After basic parallel compilation worked, we made an additional refinement to extract further parallelism. Originally, the entire asm.js module would be parsed into one big AST before being handed over to OdinMonkey. OdinMonkey would then simply recurse over the AST, firing off parallel Ion compilations as it went. This was suboptimal for two reasons:

While parsing the AST, only one core was working.
Since the AST is an order of magnitude bigger than the source and asm.js source can be 35MB (don’t worry, that compresses down to 5MB over the wire with HTTP gzip content encoding), we were seeing out-of-memory errors on mobile devices and even 32-bit desktop processes with many tabs open.

The solution to both of these problems was to allow Odin-building and Ion-compiling to overlap parsing as illustrated in the following psuedo code:

while (not at end of asm.js module) {
  ast = ParseFunction();
  mir = CheckAndEmit(ast);
  StartBackgroundIonCompilation(mir);
  ReleaseMemory(ast)
}

Since the time to Ion-compile a function is on average longer than the time to parse, the process looks something like this:

To measure the effect, first disable caching (set javascript.options.parallel_parsing to false) and then compare compile times with and without javascript.options.ion.parallel_compilation enabled. To get a more precise measure of compile time, look at the “total compilation time ___ms” part of the “Successfully compiled asm.js code” Web Console message.
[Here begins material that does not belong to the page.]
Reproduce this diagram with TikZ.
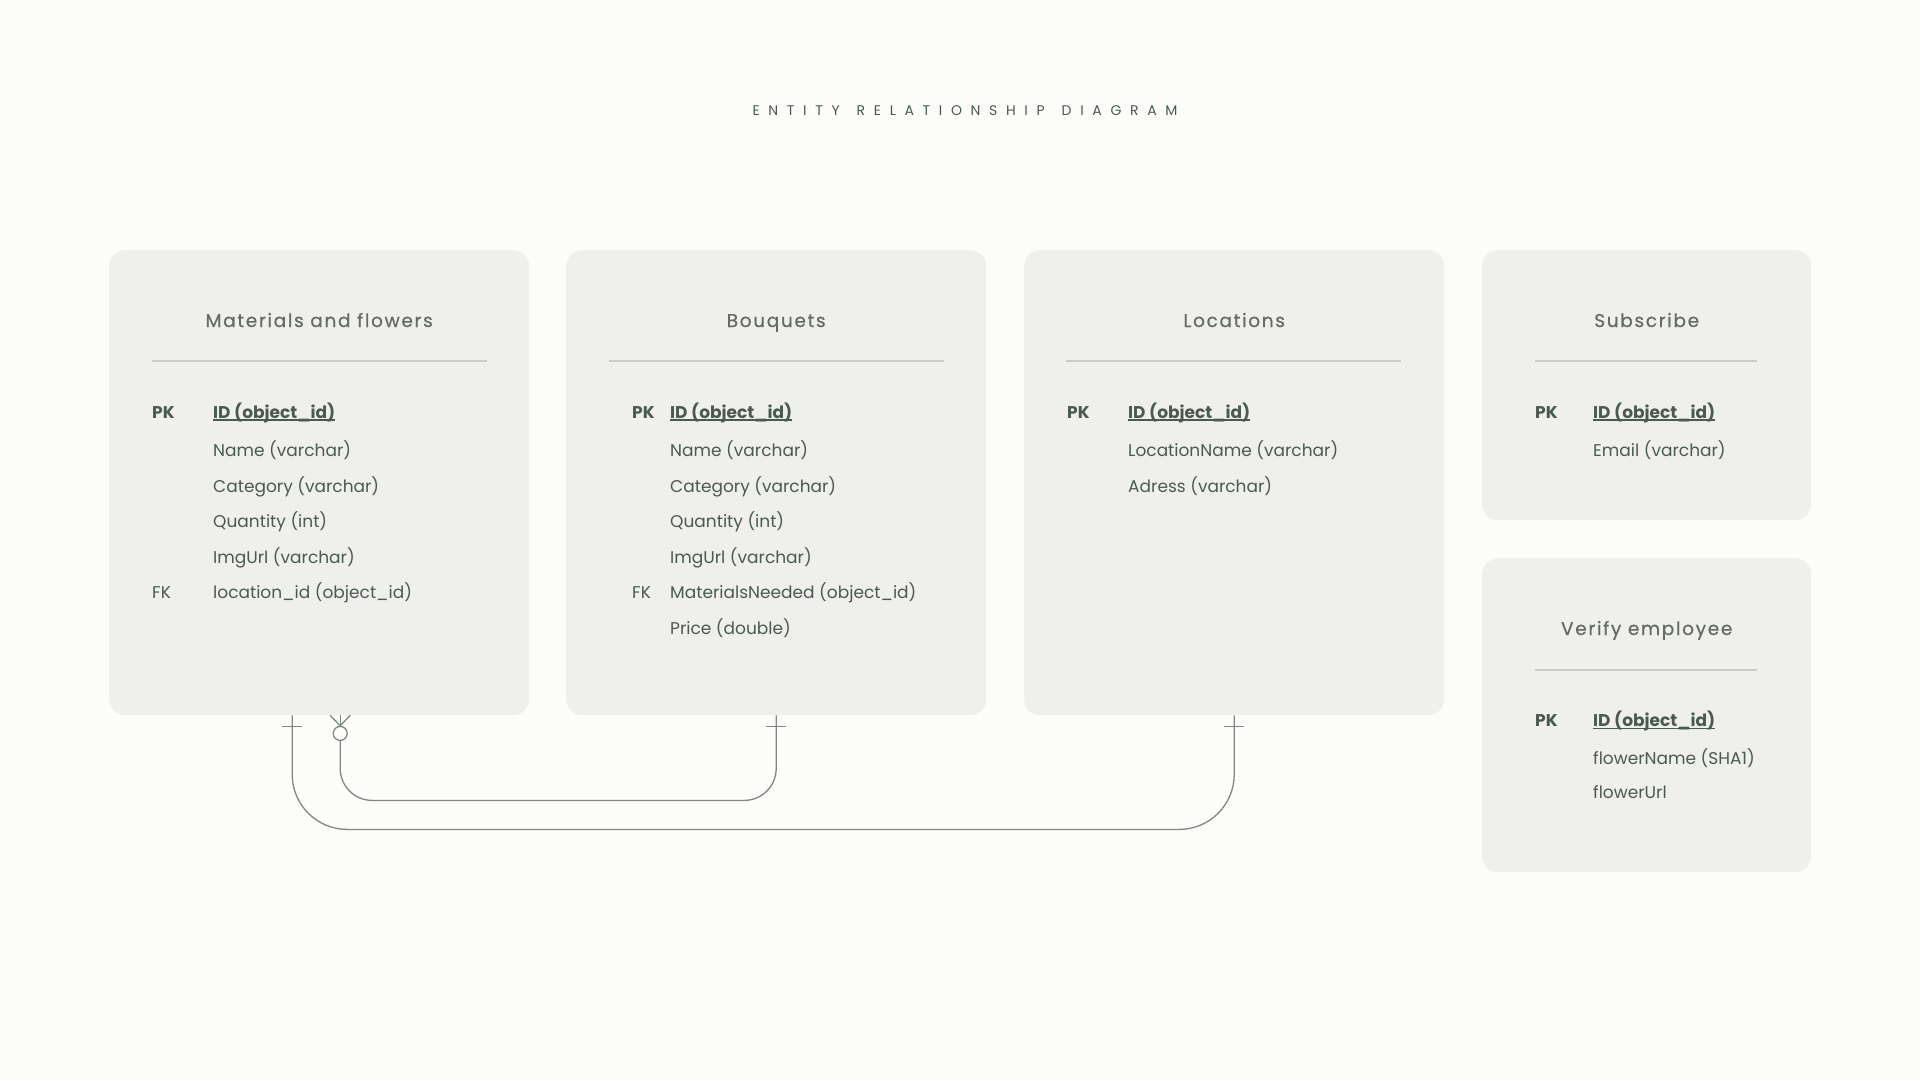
\documentclass[tikz,border=0pt]{standalone}
\usepackage{fontspec}
\setmainfont{Poppins}
\newfontfamily\titlefont[LetterSpace=62]{Poppins}
\newfontfamily\headfont[LetterSpace=9,FakeBold=0.6]{Poppins}
\usetikzlibrary{calc}
\definecolor{bg}{HTML}{FCFCF8}
\definecolor{boxfill}{HTML}{EFF0EB}
\definecolor{txt}{HTML}{4A5B4E}
\definecolor{hdr}{HTML}{656B65}
\definecolor{conn}{HTML}{7E8A81}
\definecolor{sepc}{HTML}{C9CCC6}
\newcommand\keyul[1]{\setbox0\hbox{#1}\rlap{\color{txt}\rule[-2.5pt]{\wd0}{1.3pt}}\box0}
\newcommand\tsp{\hspace{17pt}}
\begin{document}
\begin{tikzpicture}[x=1pt,y=-1pt,
  entity/.style={fill=boxfill, rounded corners=16pt, draw=none, inner sep=0pt, anchor=north west},
  hdrtext/.style={anchor=base, font=\headfont\fontsize{18.5}{22}\selectfont, text=hdr, inner sep=0pt},
  fld/.style={anchor=base west, font=\fontsize{17}{21}\selectfont, text=txt, inner sep=0pt},
  keytag/.style={anchor=base west, font=\bfseries\fontsize{17}{21}\selectfont, text=txt, inner sep=0pt},
  fktag/.style={anchor=base west, font=\fontsize{17}{21}\selectfont, text=txt, inner sep=0pt},
  sepline/.style={draw=sepc, line width=1.2pt},
  conn/.style={draw=conn, line width=1.3pt}
]
\fill[bg] (0,0) rectangle (1920,1080);
\useasboundingbox (0,0) rectangle (1920,1080);

\node[anchor=base, font=\titlefont\fontsize{14}{17}\selectfont, text=txt, inner sep=0pt] (title) at (965,115) {ENTITY\tsp RELATIONSHIP\tsp DIAGRAM};

% entity boxes
\node[entity, minimum width=420, minimum height=465] (mat) at (109,250) {};
\node[entity, minimum width=420, minimum height=465] (bq) at (566,250) {};
\node[entity, minimum width=420, minimum height=465] (loc) at (1024,250) {};
\node[entity, minimum width=329, minimum height=270] (sub) at (1482,250) {};
\node[entity, minimum width=329, minimum height=314] (ver) at (1482,558) {};

% headers
\node[hdrtext] (matH) at ($(mat.north)+(0,77)$) {Materials and flowers};
\node[hdrtext] (bqH) at ($(bq.north)+(0,77)$) {Bouquets};
\node[hdrtext] (locH) at ($(loc.north)+(0,77)$) {Locations};
\node[hdrtext] (subH) at ($(sub.north)+(0,77)$) {Subscribe};
\node[hdrtext] (verH) at ($(ver.north)+(0,77)$) {Verify employee};

% separators
\draw[sepline] ($(mat.north west)+(43,111)$) -- ($(mat.north east)+(-42,111)$);
\draw[sepline] ($(bq.north west)+(43,111)$) -- ($(bq.north east)+(-42,111)$);
\draw[sepline] ($(loc.north west)+(42,111)$) -- ($(loc.north east)+(-43,111)$);
\draw[sepline] ($(sub.north west)+(53,111)$) -- ($(sub.north east)+(-54,111)$);
\draw[sepline] ($(ver.north west)+(53,112)$) -- ($(ver.north east)+(-54,112)$);

% Materials and flowers
\node[keytag] (matPK) at (152,418) {PK};
\node[keytag] (matID) at (213,418) {\keyul{ID (object\_id)}};
\node[fld] (mat1) at (213,456.5) {Name (varchar)};
\node[fld] (mat2) at (213,492) {Category (varchar)};
\node[fld] (mat3) at (213,527.5) {Quantity (int)};
\node[fld] (mat4) at (213,563) {ImgUrl (varchar)};
\node[fktag] (matFK) at (152,598.5) {FK};
\node[fld] (mat5) at (213,598.5) {location\_id (object\_id)};

% Bouquets
\node[keytag] (bqPK) at (632,418) {PK};
\node[keytag] (bqID) at (670,418) {\keyul{ID (object\_id)}};
\node[fld] (bq1) at (670,456.5) {Name (varchar)};
\node[fld] (bq2) at (670,492) {Category (varchar)};
\node[fld] (bq3) at (670,527.5) {Quantity (int)};
\node[fld] (bq4) at (670,563) {ImgUrl (varchar)};
\node[fktag] (bqFK) at (632,598.5) {FK};
\node[fld] (bq5) at (670,598.5) {MaterialsNeeded (object\_id)};
\node[fld] (bq6) at (670,634) {Price (double)};

% Locations
\node[keytag] (locPK) at (1067,418) {PK};
\node[keytag] (locID) at (1128,418) {\keyul{ID (object\_id)}};
\node[fld] (loc1) at (1128,456.5) {LocationName (varchar)};
\node[fld] (loc2) at (1128,492) {Adress (varchar)};

% Subscribe
\node[keytag] (subPK) at (1535,418) {PK};
\node[keytag] (subID) at (1593,418) {\keyul{ID (object\_id)}};
\node[fld] (sub1) at (1593,456.5) {Email (varchar)};

% Verify employee
\node[keytag] (verPK) at (1535,726.5) {PK};
\node[keytag] (verID) at (1593,726.5) {\keyul{ID (object\_id)}};
\node[fld] (ver1) at (1593,764.5) {flowerName (SHA1)};
\node[fld] (ver2) at (1593,798.5) {flowerUrl};

% connectors
\coordinate (c1) at ($(mat.south)+(-27,0)$);
\coordinate (c2) at ($(mat.south)+(21,0)$);
\node[circle, draw=conn, line width=1.3pt, minimum size=14, inner sep=0pt] (cf) at ($(c2)+(0,18)$) {};

% Materials -- Locations (one to one)
\draw[conn, rounded corners=55pt] (c1) |- ($(loc.south)+(0,114)$) -- (loc.south);
\draw[conn] ($(c1)+(-10,11)$) -- ($(c1)+(10,11)$);
\draw[conn] ($(loc.south)+(-10,11)$) -- ($(loc.south)+(10,11)$);

% Materials -- Bouquets (zero or many to one)
\draw[conn, rounded corners=32pt] (cf.south) |- ($(bq.south)+(0,85)$) -- (bq.south);
\draw[conn] (c2) -- (cf.north);
\draw[conn] ($(c2)+(-10,0)$) -- (cf.north) -- ($(c2)+(10,0)$);
\draw[conn] ($(bq.south)+(-10,11)$) -- ($(bq.south)+(10,11)$);
\end{tikzpicture}
\end{document}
On my machine, parallel compilation reduces compile time from 11s to 5s on the Citadel demo, but this improvement is obviously contigent on the number of cores. Measuring with 2 cores, the compile time is 9s, with 3 cores, 6s, and with 4 cores, 5s. Adding further cores doesn’t appear to help. The remaining gap between this and the theoretical minimum of 3s suggested above is largely due to a fixable implementation detail.